§ WHAT TO WORK ON:
Where a line of the material contains the string "chart", copy that line.

§ DATA SECTION:
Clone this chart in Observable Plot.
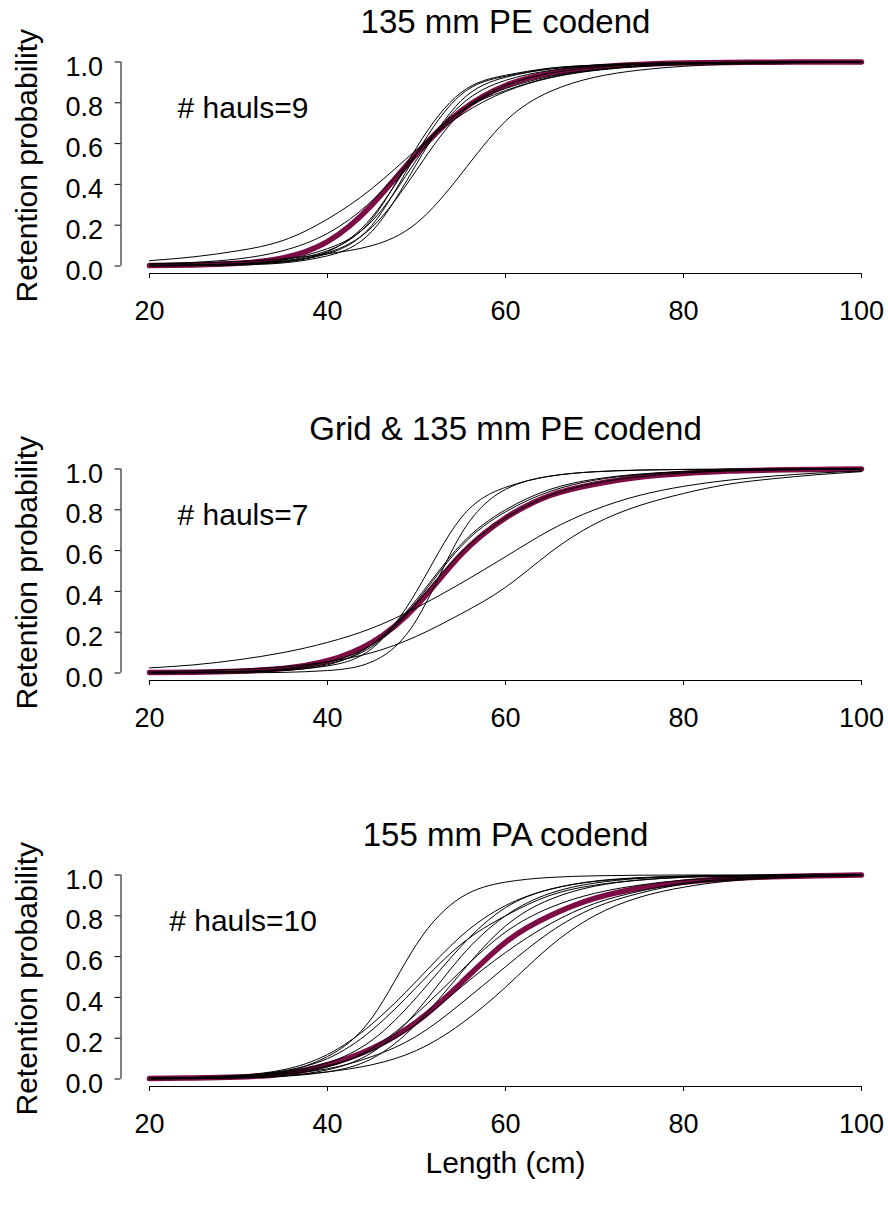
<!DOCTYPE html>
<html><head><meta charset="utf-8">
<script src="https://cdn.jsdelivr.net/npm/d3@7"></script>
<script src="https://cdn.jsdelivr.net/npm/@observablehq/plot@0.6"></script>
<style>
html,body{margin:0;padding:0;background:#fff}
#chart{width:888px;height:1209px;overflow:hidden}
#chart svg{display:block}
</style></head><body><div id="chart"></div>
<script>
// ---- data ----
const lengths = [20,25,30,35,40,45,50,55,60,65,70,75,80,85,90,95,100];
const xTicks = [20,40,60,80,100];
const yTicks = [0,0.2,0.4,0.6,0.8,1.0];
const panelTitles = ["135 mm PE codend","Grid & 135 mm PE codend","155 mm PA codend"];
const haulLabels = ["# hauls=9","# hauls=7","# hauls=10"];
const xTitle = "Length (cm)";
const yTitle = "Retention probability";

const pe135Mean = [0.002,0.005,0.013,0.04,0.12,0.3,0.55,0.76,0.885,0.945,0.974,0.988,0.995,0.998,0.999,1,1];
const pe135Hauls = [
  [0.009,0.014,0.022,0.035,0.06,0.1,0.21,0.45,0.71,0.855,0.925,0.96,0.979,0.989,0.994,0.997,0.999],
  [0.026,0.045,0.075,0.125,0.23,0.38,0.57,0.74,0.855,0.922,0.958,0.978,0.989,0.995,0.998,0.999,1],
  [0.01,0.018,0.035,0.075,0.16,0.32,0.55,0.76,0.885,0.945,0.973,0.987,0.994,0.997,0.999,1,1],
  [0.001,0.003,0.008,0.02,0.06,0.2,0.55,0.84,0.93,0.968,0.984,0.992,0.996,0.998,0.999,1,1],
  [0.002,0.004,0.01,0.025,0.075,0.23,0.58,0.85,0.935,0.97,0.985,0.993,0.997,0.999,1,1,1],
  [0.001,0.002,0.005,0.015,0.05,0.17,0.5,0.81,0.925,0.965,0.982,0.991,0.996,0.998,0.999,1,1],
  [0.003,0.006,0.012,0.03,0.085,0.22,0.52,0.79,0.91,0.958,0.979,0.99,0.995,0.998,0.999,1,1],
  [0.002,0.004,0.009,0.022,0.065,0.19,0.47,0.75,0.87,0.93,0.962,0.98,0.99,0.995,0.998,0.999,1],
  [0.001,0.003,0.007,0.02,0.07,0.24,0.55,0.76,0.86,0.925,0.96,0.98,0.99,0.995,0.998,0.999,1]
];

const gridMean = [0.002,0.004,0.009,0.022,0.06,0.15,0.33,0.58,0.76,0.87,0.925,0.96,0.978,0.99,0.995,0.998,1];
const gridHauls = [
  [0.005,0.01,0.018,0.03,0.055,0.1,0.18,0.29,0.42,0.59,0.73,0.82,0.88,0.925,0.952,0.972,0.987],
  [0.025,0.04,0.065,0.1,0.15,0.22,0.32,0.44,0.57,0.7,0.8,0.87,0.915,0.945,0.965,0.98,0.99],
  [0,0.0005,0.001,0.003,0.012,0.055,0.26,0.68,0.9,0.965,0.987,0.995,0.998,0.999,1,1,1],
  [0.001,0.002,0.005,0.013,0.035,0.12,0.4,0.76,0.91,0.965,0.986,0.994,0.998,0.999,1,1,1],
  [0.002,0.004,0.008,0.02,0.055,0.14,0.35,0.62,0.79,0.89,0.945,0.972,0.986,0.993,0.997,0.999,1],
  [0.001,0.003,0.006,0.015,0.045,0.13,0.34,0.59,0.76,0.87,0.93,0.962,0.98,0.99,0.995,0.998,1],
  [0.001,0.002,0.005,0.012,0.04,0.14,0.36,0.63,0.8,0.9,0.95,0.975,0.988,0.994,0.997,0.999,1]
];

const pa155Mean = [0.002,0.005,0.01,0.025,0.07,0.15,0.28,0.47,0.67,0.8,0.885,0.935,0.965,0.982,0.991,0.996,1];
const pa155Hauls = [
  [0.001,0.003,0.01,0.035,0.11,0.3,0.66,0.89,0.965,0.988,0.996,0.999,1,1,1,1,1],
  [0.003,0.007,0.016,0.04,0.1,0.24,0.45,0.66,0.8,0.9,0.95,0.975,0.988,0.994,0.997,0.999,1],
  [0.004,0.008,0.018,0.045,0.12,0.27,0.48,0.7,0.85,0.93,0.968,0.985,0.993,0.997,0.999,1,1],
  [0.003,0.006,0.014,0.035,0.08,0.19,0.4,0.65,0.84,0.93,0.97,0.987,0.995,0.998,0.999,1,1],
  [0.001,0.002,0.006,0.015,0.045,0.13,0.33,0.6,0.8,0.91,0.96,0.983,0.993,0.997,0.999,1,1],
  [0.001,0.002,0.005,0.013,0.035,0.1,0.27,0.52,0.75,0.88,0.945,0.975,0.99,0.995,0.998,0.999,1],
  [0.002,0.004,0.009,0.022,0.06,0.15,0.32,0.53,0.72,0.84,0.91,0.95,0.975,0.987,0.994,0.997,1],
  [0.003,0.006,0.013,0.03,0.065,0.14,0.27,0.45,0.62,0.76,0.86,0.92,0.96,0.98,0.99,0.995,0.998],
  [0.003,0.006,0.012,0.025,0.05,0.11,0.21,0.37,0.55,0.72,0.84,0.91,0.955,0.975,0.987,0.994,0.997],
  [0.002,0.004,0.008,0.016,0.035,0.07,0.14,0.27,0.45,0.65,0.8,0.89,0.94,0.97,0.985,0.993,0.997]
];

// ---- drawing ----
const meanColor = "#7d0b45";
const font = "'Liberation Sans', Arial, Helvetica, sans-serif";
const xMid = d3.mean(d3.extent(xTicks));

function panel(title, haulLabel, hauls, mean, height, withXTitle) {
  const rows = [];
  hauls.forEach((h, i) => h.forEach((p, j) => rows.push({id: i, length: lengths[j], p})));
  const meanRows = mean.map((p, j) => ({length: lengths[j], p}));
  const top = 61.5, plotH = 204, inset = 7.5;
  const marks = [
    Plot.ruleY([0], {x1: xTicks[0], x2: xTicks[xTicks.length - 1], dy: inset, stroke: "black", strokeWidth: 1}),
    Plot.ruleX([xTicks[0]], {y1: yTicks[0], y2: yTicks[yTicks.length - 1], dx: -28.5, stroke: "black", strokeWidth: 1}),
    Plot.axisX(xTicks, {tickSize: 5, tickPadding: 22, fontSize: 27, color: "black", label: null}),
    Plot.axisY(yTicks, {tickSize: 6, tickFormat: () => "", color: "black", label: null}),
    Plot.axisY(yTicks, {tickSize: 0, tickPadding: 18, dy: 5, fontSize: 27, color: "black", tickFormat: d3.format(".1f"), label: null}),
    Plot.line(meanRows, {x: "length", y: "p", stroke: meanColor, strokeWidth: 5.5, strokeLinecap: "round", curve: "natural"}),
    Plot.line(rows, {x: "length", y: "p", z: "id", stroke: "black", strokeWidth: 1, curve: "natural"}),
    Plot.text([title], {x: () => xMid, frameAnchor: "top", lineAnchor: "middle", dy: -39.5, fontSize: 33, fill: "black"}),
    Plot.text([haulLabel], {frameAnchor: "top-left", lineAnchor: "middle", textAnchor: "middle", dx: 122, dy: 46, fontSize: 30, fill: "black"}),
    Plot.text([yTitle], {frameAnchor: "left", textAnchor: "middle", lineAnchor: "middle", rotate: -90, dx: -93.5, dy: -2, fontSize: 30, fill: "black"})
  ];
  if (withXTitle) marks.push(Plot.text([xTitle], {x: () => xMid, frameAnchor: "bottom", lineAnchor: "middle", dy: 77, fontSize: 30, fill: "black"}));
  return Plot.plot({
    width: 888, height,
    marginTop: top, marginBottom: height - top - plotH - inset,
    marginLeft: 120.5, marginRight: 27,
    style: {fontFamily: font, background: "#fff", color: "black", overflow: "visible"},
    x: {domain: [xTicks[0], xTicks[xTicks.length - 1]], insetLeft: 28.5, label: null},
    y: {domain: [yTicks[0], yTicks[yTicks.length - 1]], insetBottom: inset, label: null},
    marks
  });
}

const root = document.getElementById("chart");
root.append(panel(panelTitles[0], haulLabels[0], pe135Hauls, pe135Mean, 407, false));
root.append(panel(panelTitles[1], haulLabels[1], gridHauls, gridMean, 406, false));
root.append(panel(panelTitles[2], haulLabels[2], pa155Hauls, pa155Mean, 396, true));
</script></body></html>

§ EXERCISE OUTPUT:
Clone this chart in Observable Plot.
#chart{width:888px;height:1209px;overflow:hidden}
#chart svg{display:block}
</style></head><body><div id="chart"></div>
const root = document.getElementById("chart");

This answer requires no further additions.